Thursday, 4 April 2013

Innocence of a child . . .

Our elderly friend Martha has recently acquired a used laptop computer and has subscribed to the local cable company internet access so she could have email.
I never thought I’d see the day that Martha would succumb to the siren call of the internet.  She was steadfast in her resolve to remain firmly rooted in the mid-20th century.  This was quite a pain in the neck because she was the only member of our goat club without email so we always had to make the special effort to keep her informed of news, events, etc in person, or by phone or regular mail.
My Mother, just like Martha, was born 80 years ago and is another to refuse modern communication methods.  I appreciate that technology is daunting and can overwhelm older people so I always admire those, like Martha, that stretch themselves a little to stay in the world rather than complain about how the world has left them.   I know there were folks in these parts in the early 1960’s that refused to get a dial telephone, saying that it was too complex a technology and they preferred the old crank version phone, or the personal touch of visiting.  Well, computers and the internet are today’s dial telephones.
Martha lives alone on her farm and her nearest relatives are 4½ hours away via ferry.  I’m not sure if that factored into her decision but Martha suddenly realized that she needed to stay connected to the world and move beyond her push-button telephone.  She received her computer from a mutual friend of ours, whose husband had recently bought a newer one.  Before handing it over to Martha, the husband wiped the hard drive clean as he should have.  Unfortunately, he removed all the software, including email programs so Martha was taught by them to log-in to the ISP’s webmail and check her email in that fashion.  This became problematic for Martha and our mutual friend asked if we could help her.
Bill quickly ascertained that she needed to have an email program installed as even we found webmail to be cumbersome.  This way she wouldn’t have to remember the logging in sequence, password, etc.  We made arrangements to install the software she bought at our next visit to trim her goat’s hooves.  The install completed without any difficulty and before long Martha was able to send and receive emails with relative ease. 
One of the emails she received had a photo attached.  This presented itself at a very opportune time as we were able to show Martha how to open attachments.  The photo was a joke about a cat standing on its hind legs, straining to see over a snow bank.  It had the caption “Well shit!”.  This image caused Martha to convulse with laughter and even after she composed herself, and learned how to forward the picture to someone else, was still overcome with giggles like a schoolgirl.  The sight and sound of her innocent delight was heartwarming and brought joy to both Bill and I.
After the humour of the picture had subsided, Martha made the comment, “I didn’t think Susan had a cat, I thought she only had a dog”.  We didn’t have the heart to tell her at that moment that the picture was a generic one circulating throughout the internet.  Instead, we silently chose to protect the innocence of a child . . .
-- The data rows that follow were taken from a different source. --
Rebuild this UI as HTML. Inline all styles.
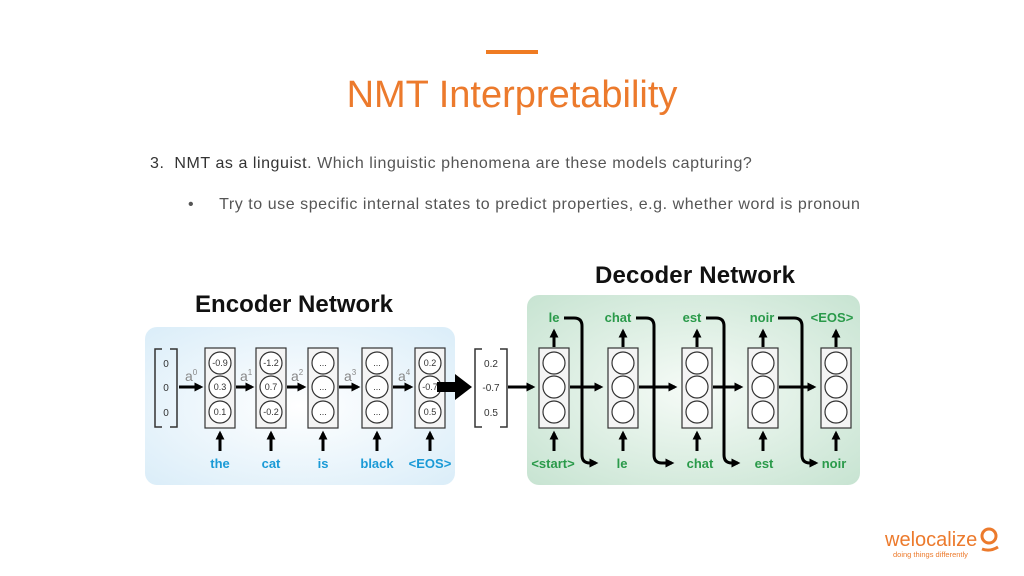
<!DOCTYPE html>
<html><head><meta charset="utf-8"><style>
body{margin:0;width:1024px;height:576px;background:#fff;overflow:hidden;font-family:"Liberation Sans",sans-serif;position:relative}
.t{position:absolute;white-space:nowrap}
</style></head><body>
<div style="position:absolute;left:486px;top:50px;width:52px;height:4px;background:#ef7b22"></div>
<div class="t" style="left:0;width:1024px;text-align:center;top:74px;font-size:38px;color:#ec7a2c">NMT Interpretability</div>
<div class="t" style="left:150px;top:155px;font-size:16px;letter-spacing:0.55px;color:#555"><span style="color:#333">3.&nbsp; NMT as a linguist</span>. Which linguistic phenomena are these models capturing?</div>
<div class="t" style="left:188px;top:196px;font-size:16px;letter-spacing:0.55px;color:#555">•&nbsp;&nbsp;&nbsp;&nbsp;&nbsp;Try to use specific internal states to predict properties, e.g. whether word is pronoun</div>
<svg width="1024" height="576" style="position:absolute;left:0;top:0" font-family="Liberation Sans, sans-serif">
<defs>
<radialGradient id="gb" cx="0.5" cy="0.5" r="0.75"><stop offset="0" stop-color="#ffffff"/><stop offset="1" stop-color="#d8ecf8"/></radialGradient>
<radialGradient id="gg" cx="0.5" cy="0.5" r="0.75"><stop offset="0" stop-color="#f6fbf7"/><stop offset="1" stop-color="#c4e2cf"/></radialGradient>
<marker id="ah" markerWidth="3" markerHeight="3" refX="2.2" refY="1.5" orient="auto" markerUnits="strokeWidth"><path d="M0,0 L3,1.5 L0,3z" fill="#000"/></marker>
</defs>
<rect x="145" y="327" width="310" height="158" rx="12" fill="url(#gb)"/>
<rect x="527" y="295" width="333" height="190" rx="12" fill="url(#gg)"/>
<text x="195" y="312" font-size="24" font-weight="bold" fill="#111" textLength="198">Encoder Network</text>
<text x="595" y="283" font-size="24" font-weight="bold" fill="#111" textLength="200">Decoder Network</text>
<g stroke="#333" stroke-width="1.5" fill="none">
<path d="M162,349 h-7 v78 h7 M170,349 h7 v78 h-7"/>
<path d="M482,349 h-7 v78 h7 M500,349 h7 v78 h-7"/>
</g>
<g font-size="10" fill="#333" text-anchor="middle">
<text x="166" y="367">0</text><text x="166" y="391">0</text><text x="166" y="416">0</text>
<text x="491" y="367">0.2</text><text x="491" y="391">-0.7</text><text x="491" y="416">0.5</text>
</g>
<g fill="#f4f4f4" stroke="#333" stroke-width="1.2">
<rect x="205" y="348" width="30" height="80"/><rect x="256" y="348" width="30" height="80"/><rect x="308" y="348" width="30" height="80"/><rect x="362" y="348" width="30" height="80"/><rect x="415" y="348" width="30" height="80"/>
<rect x="539" y="348" width="30" height="80"/><rect x="608" y="348" width="30" height="80"/><rect x="682" y="348" width="30" height="80"/><rect x="748" y="348" width="30" height="80"/><rect x="821" y="348" width="30" height="80"/>
</g>
<g fill="#fff" stroke="#333" stroke-width="1.2">
<g id="c"><circle cx="220" cy="363" r="11"/><circle cx="220" cy="387" r="11"/><circle cx="220" cy="412" r="11"/></g>
<use href="#c" x="51"/><use href="#c" x="103"/><use href="#c" x="157"/><use href="#c" x="210"/>
<use href="#c" x="334"/><use href="#c" x="403"/><use href="#c" x="477"/><use href="#c" x="543"/><use href="#c" x="616"/>
</g>
<g font-size="9" fill="#333" text-anchor="middle">
<text x="220" y="366">-0.9</text><text x="220" y="390">0.3</text><text x="220" y="415">0.1</text>
<text x="271" y="366">-1.2</text><text x="271" y="390">0.7</text><text x="271" y="415">-0.2</text>
<text x="323" y="366">...</text><text x="323" y="390">...</text><text x="323" y="415">...</text>
<text x="377" y="366">...</text><text x="377" y="390">...</text><text x="377" y="415">...</text>
<text x="430" y="366">0.2</text><text x="430" y="390">-0.7</text><text x="430" y="415">0.5</text>
</g>
<g font-size="14" fill="#888">
<text x="185" y="381">a<tspan font-size="8" dy="-6">0</tspan></text>
<text x="240" y="381">a<tspan font-size="8" dy="-6">1</tspan></text>
<text x="291" y="381">a<tspan font-size="8" dy="-6">2</tspan></text>
<text x="344" y="381">a<tspan font-size="8" dy="-6">3</tspan></text>
<text x="398" y="381">a<tspan font-size="8" dy="-6">4</tspan></text>
</g>
<g stroke="#000" stroke-width="3" fill="none" marker-end="url(#ah)">
<line x1="179" y1="387" x2="201" y2="387"/><line x1="236" y1="387" x2="252" y2="387"/><line x1="287" y1="387" x2="304" y2="387"/><line x1="339" y1="387" x2="358" y2="387"/><line x1="393" y1="387" x2="411" y2="387"/>
<line x1="220" y1="451" x2="220" y2="433"/><line x1="271" y1="451" x2="271" y2="433"/><line x1="323" y1="451" x2="323" y2="433"/><line x1="377" y1="451" x2="377" y2="433"/><line x1="430" y1="451" x2="430" y2="433"/>
<line x1="554" y1="451" x2="554" y2="433"/><line x1="623" y1="451" x2="623" y2="433"/><line x1="697" y1="451" x2="697" y2="433"/><line x1="763" y1="451" x2="763" y2="433"/><line x1="836" y1="451" x2="836" y2="433"/>
<line x1="554" y1="347" x2="554" y2="331"/><line x1="623" y1="347" x2="623" y2="331"/><line x1="697" y1="347" x2="697" y2="331"/><line x1="763" y1="347" x2="763" y2="331"/><line x1="836" y1="347" x2="836" y2="331"/>
<line x1="570" y1="387" x2="601" y2="387"/><line x1="639" y1="387" x2="675" y2="387"/><line x1="713" y1="387" x2="741" y2="387"/><line x1="779" y1="387" x2="814" y2="387"/>
<line x1="508" y1="387" x2="533" y2="387"/>
<path d="M564,318 h10 q8,0 8,8 v129 q0,8 8,8 h6"/>
<path d="M636,318 h10 q8,0 8,8 v129 q0,8 8,8 h10"/>
<path d="M706,318 h10 q8,0 8,8 v129 q0,8 8,8 h6"/>
<path d="M778,318 h16 q8,0 8,8 v129 q0,8 8,8 h6"/>
</g>
<path d="M437,382 h18 v-8 l17,13 l-17,13 v-8 h-18z" fill="#000"/>
<g font-size="13" font-weight="bold" fill="#1a9ad6" text-anchor="middle">
<text x="220" y="468">the</text><text x="271" y="468">cat</text><text x="323" y="468">is</text><text x="377" y="468">black</text><text x="430" y="468">&lt;EOS&gt;</text>
</g>
<g font-size="13" fill="#2a9a4a" text-anchor="middle" font-weight="bold">
<text x="554" y="322">le</text><text x="618" y="322">chat</text><text x="692" y="322">est</text><text x="762" y="322">noir</text><text x="832" y="322">&lt;EOS&gt;</text>
<text x="553" y="468">&lt;start&gt;</text><text x="622" y="468">le</text><text x="700" y="468">chat</text><text x="764" y="468">est</text><text x="834" y="468">noir</text>
</g>
<text x="885" y="546" font-size="20" fill="#ec7a2c">welocalize</text>
<circle cx="989" cy="536" r="7" fill="none" stroke="#ec7a2c" stroke-width="3"/>
<path d="M982,549 q8,3 16,-2" stroke="#ec7a2c" stroke-width="3" fill="none"/>
<text x="893" y="557" font-size="7.5" fill="#ec7a2c">doing things differently</text>
</svg>
</body></html>
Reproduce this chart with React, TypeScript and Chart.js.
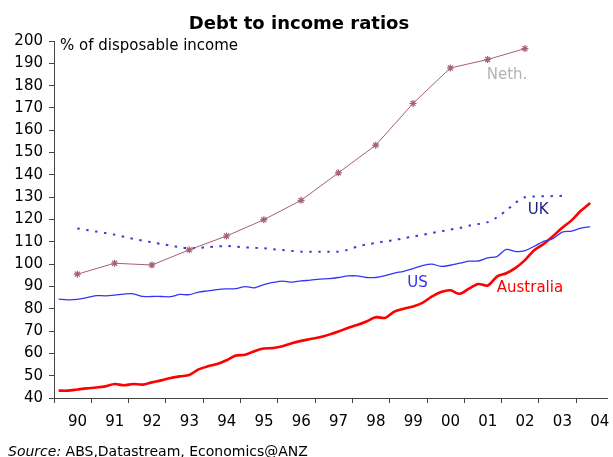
import React, { useEffect, useRef } from "react";
import { Chart, registerables } from "chart.js";

Chart.register(...registerables);

// ---- Data ----
const QUARTER_START = 1990.125; // mid Q1 1990
const QUARTER_COUNT = 58; // 1990Q1 .. 2004Q2

const australia = [
  43.3, 43.3, 43.8, 44.3, 44.7, 45.2, 46.3, 45.7, 46.3, 46.0,
  47.0, 47.9, 49.0, 49.7, 50.3, 52.8, 54.2, 55.2, 56.9, 59.0,
  59.4, 61.0, 62.2, 62.4, 63.2, 64.5, 65.6, 66.4, 67.2, 68.4,
  69.8, 71.4, 72.7, 74.3, 76.2, 75.9, 78.7, 80.0, 81.0, 82.6,
  85.4, 87.5, 88.3, 86.7, 89.0, 91.1, 90.4, 94.4, 95.9, 98.3,
  101.8, 106.2, 109.0, 112.5, 116.3, 119.6, 123.9, 127.4,
];

const us = [
  84.3, 84.0, 84.2, 85.0, 85.9, 85.8, 86.1, 86.6, 86.7, 85.5,
  85.5, 85.5, 85.4, 86.4, 86.3, 87.5, 88.0, 88.6, 88.9, 89.0,
  89.9, 89.4, 90.8, 91.8, 92.4, 91.9, 92.5, 92.8, 93.3, 93.5,
  94.0, 94.7, 94.7, 94.0, 94.0, 94.8, 96.0, 96.8, 98.0, 99.3,
  100.0, 99.0, 99.5, 100.4, 101.3, 101.4, 102.8, 103.4, 106.6, 105.6,
  106.0, 108.0, 110.2, 111.4, 114.3, 114.8, 116.1, 116.8,
];

// UK starts at the 3rd quarter of 1990
const ukStartIndex = 2;
const uk = [
  116.0, 115.3, 114.6, 113.9, 113.2, 112.3, 111.3, 110.5, 109.8, 109.0,
  108.3, 107.6, 107.1, 107.3, 107.6, 107.9, 108.1, 107.8, 107.5, 107.3,
  107.1, 106.7, 106.3, 105.9, 105.6, 105.5, 105.5, 105.5, 105.6, 106.4,
  107.8, 108.8, 109.5, 110.2, 110.8, 111.6, 112.4, 113.1, 113.9, 114.7,
  115.5, 116.2, 117.2, 118.0, 118.8, 121.0, 124.0, 127.5, 130.0, 130.3,
  130.4, 130.5, 130.6,
];

// Netherlands: annual points (plotted at Q3 of each year)
const nethYears = [1990, 1991, 1992, 1993, 1994, 1995, 1996, 1997, 1998, 1999, 2000, 2001, 2002];
const neth = [95.5, 100.4, 99.6, 106.4, 112.6, 119.9, 128.6, 140.9, 153.3, 172.0, 187.9, 191.7, 196.6];

const tickYears = [1990, 1991, 1992, 1993, 1994, 1995, 1996, 1997, 1998, 1999, 2000, 2001, 2002, 2003, 2004];

const X_MIN = 1990;
const X_MAX = 2004.847;
const Y_MIN = 40;
const Y_MAX = 200;

const FONT = "'DejaVu Sans', Verdana, sans-serif";

const quarterX = (k: number) => QUARTER_START + 0.25 * k;

const textPlugin = {
  id: "textPlugin",
  afterDraw(chart: any) {
    const ctx = chart.ctx;
    const xs = chart.scales.x;
    const ys = chart.scales.y;
    ctx.save();
    // Title
    ctx.fillStyle = "#000";
    ctx.font = `bold 18px ${FONT}`;
    ctx.textAlign = "center";
    ctx.textBaseline = "alphabetic";
    ctx.fillText("Debt to income ratios", 299, 29);
    // Unit
    ctx.font = `15px ${FONT}`;
    ctx.textAlign = "left";
    ctx.fillText("% of disposable income", 60, 49.5);

    // Series labels
    const lbl = (t: string, x: number, y: number, c: string) => {
      ctx.fillStyle = c;
      ctx.font = `15px ${FONT}`;
      ctx.textAlign = "left";
      ctx.textBaseline = "middle";
      ctx.fillText(t, xs.getPixelForValue(x), ys.getPixelForValue(y));
    };
    lbl("Neth.", 2001.6, 184.7, "#b4b4b4");
    lbl("UK", 2002.7, 124.0, "#1c1c80");
    lbl("US", 1999.47, 91.6, "#3030ee");
    lbl("Australia", 2001.87, 89.1, "#ff0000");

    // Source
    ctx.fillStyle = "#000";
    ctx.textBaseline = "alphabetic";
    ctx.font = `italic 14px ${FONT}`;
    ctx.fillText("Source:", 8, 455.5);
    const w = ctx.measureText("Source: ").width;
    ctx.font = `14px ${FONT}`;
    ctx.fillText("ABS,Datastream, Economics@ANZ", 8 + w, 455.5);
    ctx.restore();
  },
};

export default function App() {
  const ref = useRef<HTMLCanvasElement | null>(null);

  useEffect(() => {
    if (!ref.current) return;
    const ausData = australia.map((v, k) => ({ x: quarterX(k), y: v }));
    const usData = us.map((v, k) => ({ x: quarterX(k), y: v }));
    const ukData = uk.map((v, i) => ({ x: quarterX(i + ukStartIndex), y: v }));
    const nethData = neth.map((v, i) => ({ x: nethYears[i] + 0.625, y: v }));

    const chart = new Chart(ref.current, {
      type: "line",
      data: {
        datasets: [
          {
            label: "Neth.",
            data: nethData,
            borderColor: "#a55e7c",
            backgroundColor: "#a55e7c",
            borderWidth: 1,
            pointStyle: "star",
            pointRadius: 3.5,
            pointBorderWidth: 1.2,
            tension: 0,
          },
          {
            label: "UK",
            data: ukData,
            borderColor: "#3a3ad0",
            borderWidth: 2,
            borderDash: [2.5, 6.5],
            pointRadius: 0,
            tension: 0.3,
          },
          {
            label: "US",
            data: usData,
            borderColor: "#3535f5",
            borderWidth: 1.3,
            pointRadius: 0,
            tension: 0.3,
          },
          {
            label: "Australia",
            data: ausData,
            borderColor: "#ff0000",
            borderWidth: 2.6,
            pointRadius: 0,
            tension: 0.3,
          },
        ],
      },
      options: {
        animation: false,
        responsive: false,
        devicePixelRatio: 1,
        layout: { padding: { top: 41, left: 0, right: 0, bottom: 0 } },
        plugins: {
          legend: { display: false },
          tooltip: { enabled: false },
          title: { display: false },
        },
        scales: {
          x: {
            type: "linear",
            min: X_MIN,
            max: X_MAX,
            afterBuildTicks: (scale: any) => {
              scale.ticks = tickYears.map((v) => ({ value: v }));
            },
            afterFit: (scale: any) => {
              scale.height = 59;
            },
            grid: {
              drawOnChartArea: false,
              drawTicks: true,
              tickLength: 5,
              color: "#444",
            },
            border: { color: "#444", width: 1 },
            ticks: {
              autoSkip: false,
              maxRotation: 0,
              labelOffset: 23.5,
              padding: 10,
              color: "#000",
              font: { family: FONT, size: 15 },
              callback: (v: any) => String(Math.round(v) % 100).padStart(2, "0"),
            },
          },
          y: {
            type: "linear",
            min: Y_MIN,
            max: Y_MAX,
            afterFit: (scale: any) => {
              scale.width = 54;
            },
            grid: {
              drawOnChartArea: false,
              drawTicks: true,
              tickLength: 5,
              color: "#444",
            },
            border: { color: "#444", width: 1 },
            ticks: {
              stepSize: 10,
              padding: 6,
              color: "#000",
              font: { family: FONT, size: 15 },
            },
          },
        },
      },
      plugins: [textPlugin],
    } as any);
    return () => chart.destroy();
  }, []);

  return (
    <div style={{ position: "fixed", left: 0, top: 0, width: 613, height: 457, overflow: "hidden", background: "#fff" }}>
      <canvas ref={ref} width={613} height={457} style={{ width: 613, height: 457, display: "block" }} />
    </div>
  );
}
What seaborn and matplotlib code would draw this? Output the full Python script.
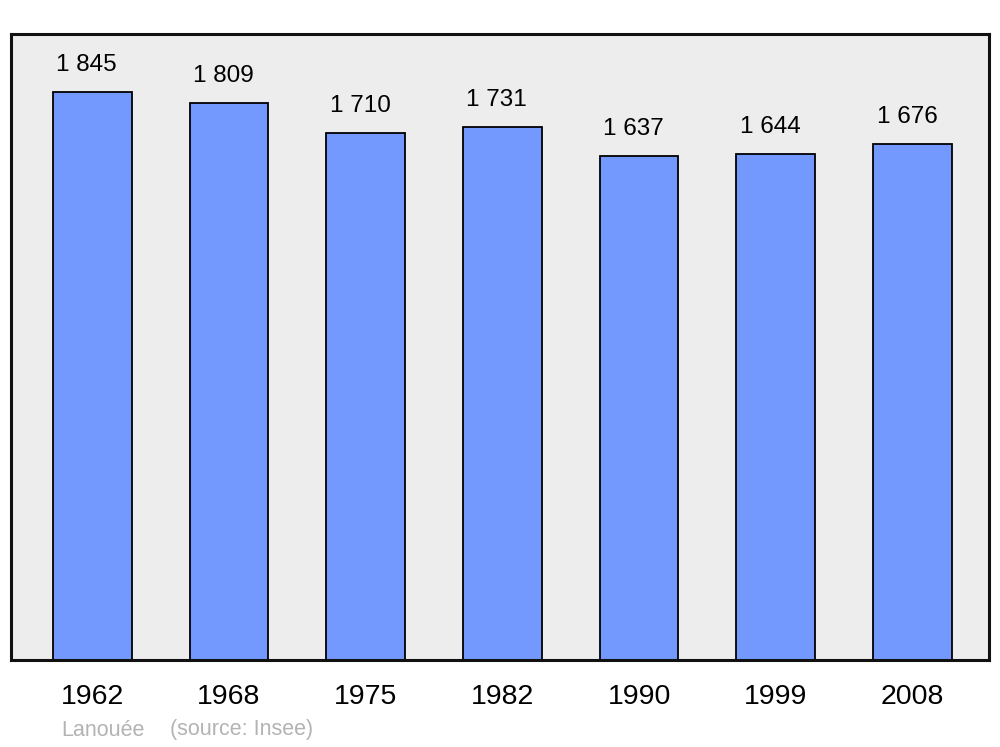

  1. My father was a dyed-in-the-wool Luddite. He refused to use any technology more complicated than a TV remote, and that took hours and hours of patient training, especially when a VCR (later a DVD player) came into the picture. A computer? HAHAHA!!! NO WAY, JOSE!

    Martha is one of the keepers! May she be forwarding for a long time to come!

    Peace <3

  2. Oh no! Don't let her turn into a "forward everything" emailer!